The Farm Animal Investment Risk and Return Initiative, which advises institutional investors of risks and opportunities emerging from environmental, social and governance credentials in protein supply chains, has just completed a study into the effects of coronavirus which allocates a pandemic rating to meat and dairy businesses.
FAIRR, financially backed by the Jeremy Coller Foundation, is clearly anti intensive animal production but its network now accounts for more than $20 trillion in managed assets.
This latest research, which claims the majority of the world's animal agriculture firms are not only vulnerable to future zoonotic pandemics but at high risk of fostering them, has gained substantial traction in international finance circles.
Financial advisors in Australia say it is likely to affect significant amounts of investment.
The report found 73 per cent of the world's largest, listed animal protein producers, collectively worth more than $220 billion, score as high risk in FAIRR's pandemic ranking.
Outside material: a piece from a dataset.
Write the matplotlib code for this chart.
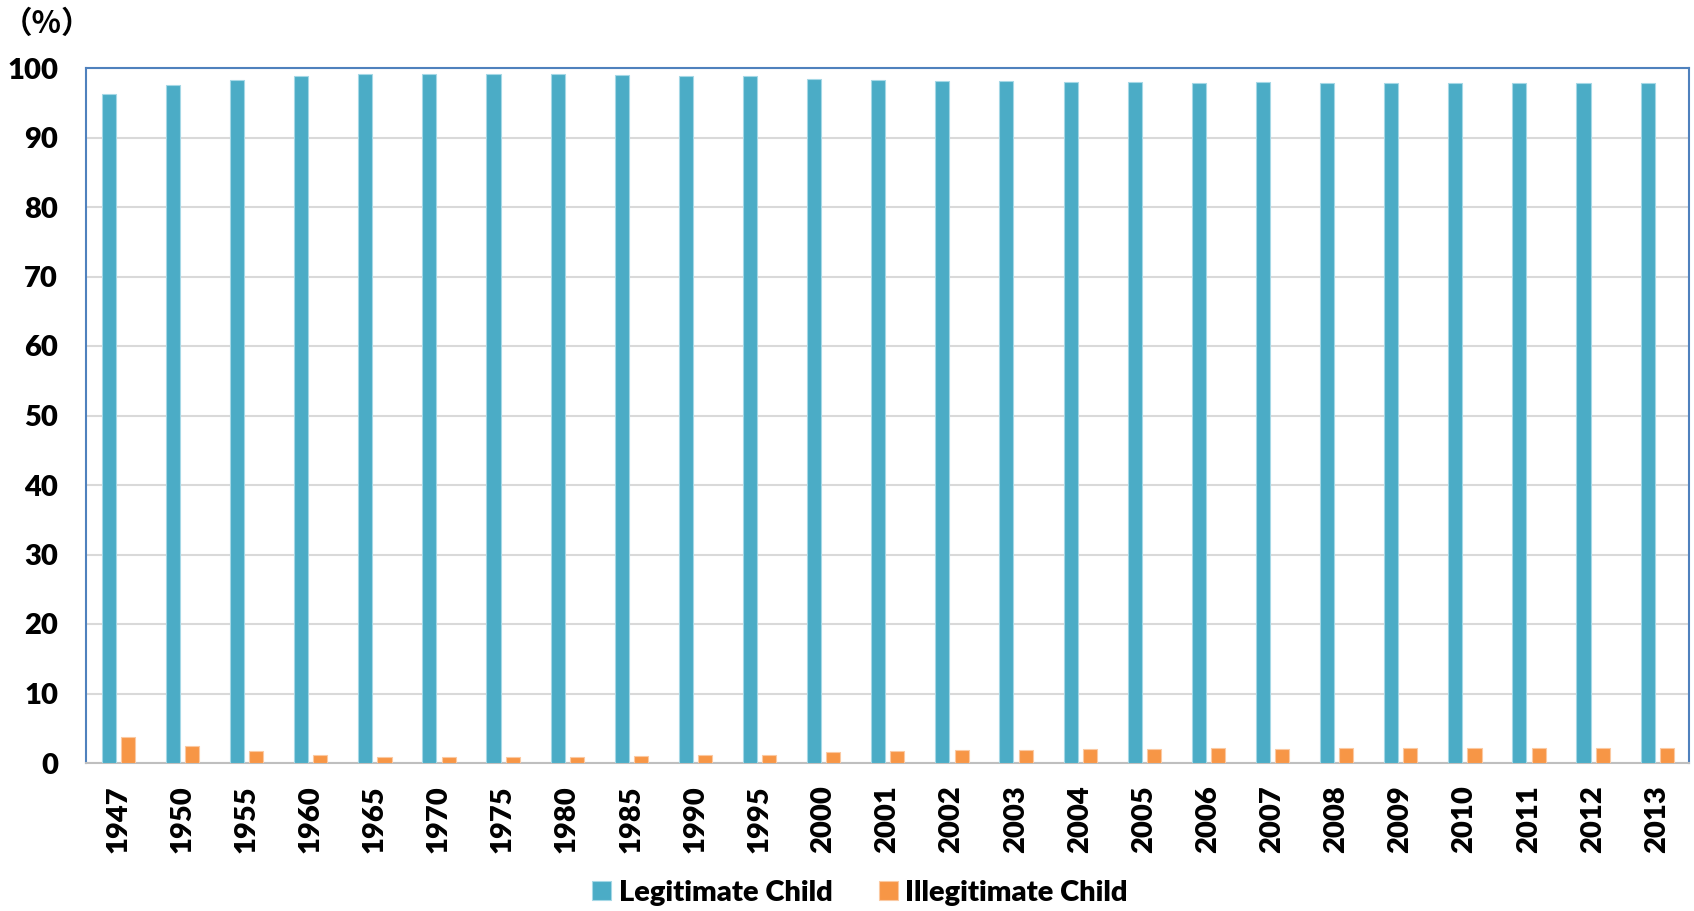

"Their poor performance across a set of seven criteria that are vital to preventing future zoonotic pandemics, including worker safety, food safety, deforestation and biodiversity management, animal welfare and antibiotic stewardship, demonstrates that intensive animal production is at serious risk of creating and spreading a future pandemic," the reports says.
It says at the end of May, the share prices of four of the largest meat processors in the United States - JBS, Smithfield, Tyson and Sanderson Farms - were down 25pc, versus the market average at 9pc.
It quotes the head of commodities at Goldman Sachs as listing livestock alongside oil as the most precarious commodities for investors next year.
Lead author of the report, titled An Industry Infected, Elliot Teperman, who is based in Melbourne, believes the fact Australian meat processing was relatively spared from the havoc that played out across the US beef industry was due to Australia in general being less affected by the virus.
"Had we not had that protection in place, our meat processing would not have been spared," he said.
"The Cedar Meats example is proof - it represents one of the largest outbreaks of the virus in Australia."
He did say one protective factor Australia had was less industry consolidation but the bottom line was it 'very hard to run any abattoir without this risk.'
He also said the more deforestation that occurred in a country, the greater the risk of zoonotic pandemics, and Australia was the only developed nation to make it on the World Wildlife Fund's global list of deforestation hotspots. He claimed livestock was the largest driver of that deforestation.
"Australians are so pro-livestock that deforestation doesn't receive the attention it should," he said.
Australian meat companies performed below the global average in the pandemic ranking but Mr Teperman said that was largely due to a culture of lack of reporting on standards.
There was an extreme lack of transparency in Australian meat businesses, he said.
"Our scoring is based on public available information and there is not much of that in Australia," he said.
"The first thing they need to do is talk about what they are doing in these spaces."